Caliente, meanwhile, is using grant funds to develop a plan for redevelopment, perhaps using its iconic railroad station as a centerpiece to draw new business.
Along with infrastructure and planning projects, Wallish said communities are using the federal funds to improve the quality of life, which can be an important selling point for economic development projects.
Mineral County, for instance, is using some of the funds to clear blighted properties — helping to improve the community’s appeal to potential newcomers — while Fernley has invested some of the grant funds into sprucing up its downtown in anticipation of the arrival of the Tesla gigafactory 20 miles to the west.
While the federal funds in the past often were used for one-off purchases of equipment — a new fire truck for a small town, for instance — Wallish said the state in recent years has focused increasingly on use of the funds to set the stage for creation of new jobs in rural Nevada.
The state helps, too, with the structure of tax incentives that it makes available to new employers in Nevada. The threshold to earn those incentives is lower for companies that select rural locations, Wallish said.
Some of the infrastructure challenges that stand in the way of rural economic development are resolved, too, by the willingness of community leaders to work hard to find creative solutions.
After Nye Regional Medical Center in Tonopah closed its doors last August — a closure that would have discouraged new employers from looking at the area — Nye County officials worked with Reno-based Renown Medical Group to develop a solution.
The answer: Renown will launch telemedicine services this summer at the former hospital location, allowing patients to visit with physicians and nurses in Reno through video links. Meanwhile, the medical group is recruiting medical professionals to serve Tonopah.

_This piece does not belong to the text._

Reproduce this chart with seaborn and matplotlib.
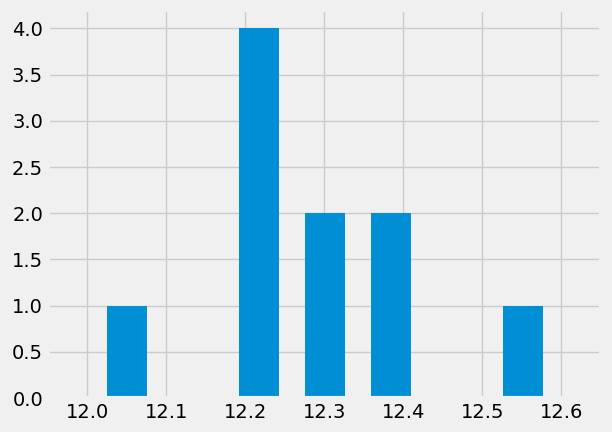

In mining communities, lack of affordable housing has been a long-standing headache. While the end of fast employment growth among mining companies is allowing markets such as Elko to catch up on housing needs, Borda said the search continues for long-term answers.
A housing summit in Elko last winter brought together developers, lenders, utilities and local government officials to identify obstacles that prevent construction of affordable housing.
“Unfortunately,” said Borda, “we learned that there aren’t any easy answers.”
Economic development groups in rural areas are getting smarter, too, about their approach to attracting new employers. It’s unlikely that any of them will become the next Silicon Valley, so they’re focused on how they can build on existing strengths.
In Elko, for example, Borda said Northeastern Nevada Regional Development Authority views the extensive infrastructure that surrounds its mining industry as a key to unlocking further economic development.
As one step, the region has focused on development of projects to mine barite, lithium and magnesium — projects that would use existing suppliers and skilled workers, but whose output wouldn’t be tied to the vagaries of precious metal prices.
Manufacturers of mine equipment are another targeted industry in northeastern Nevada. That targeting paid off with the announcement last fall that L&H Industrial, Inc., a major manufacturer and provider of repair services for large equipment used in the mining industry, would launch a new field services location in Battle Mountain. The Lander County Economic Development Authority spearheaded work to relocate the facility from Tooele, Utah.
Renewable-energy resources, meanwhile, provide a potential base for rural economic development across the state.
And Lincoln County officials have been trying to interest operators of biomass generation facilities in the use of a feedstock composed of juniper and pinyon that’s being thinned from federally owned lands.
None of those diversification efforts come easily or quickly.
“It’s taken some time, but we’re starting to see some real success,” says Borda.
The current softness in the mining industry provides a test of the past decade’s diversification efforts. The communities of rural Nevada are rising to the occasion.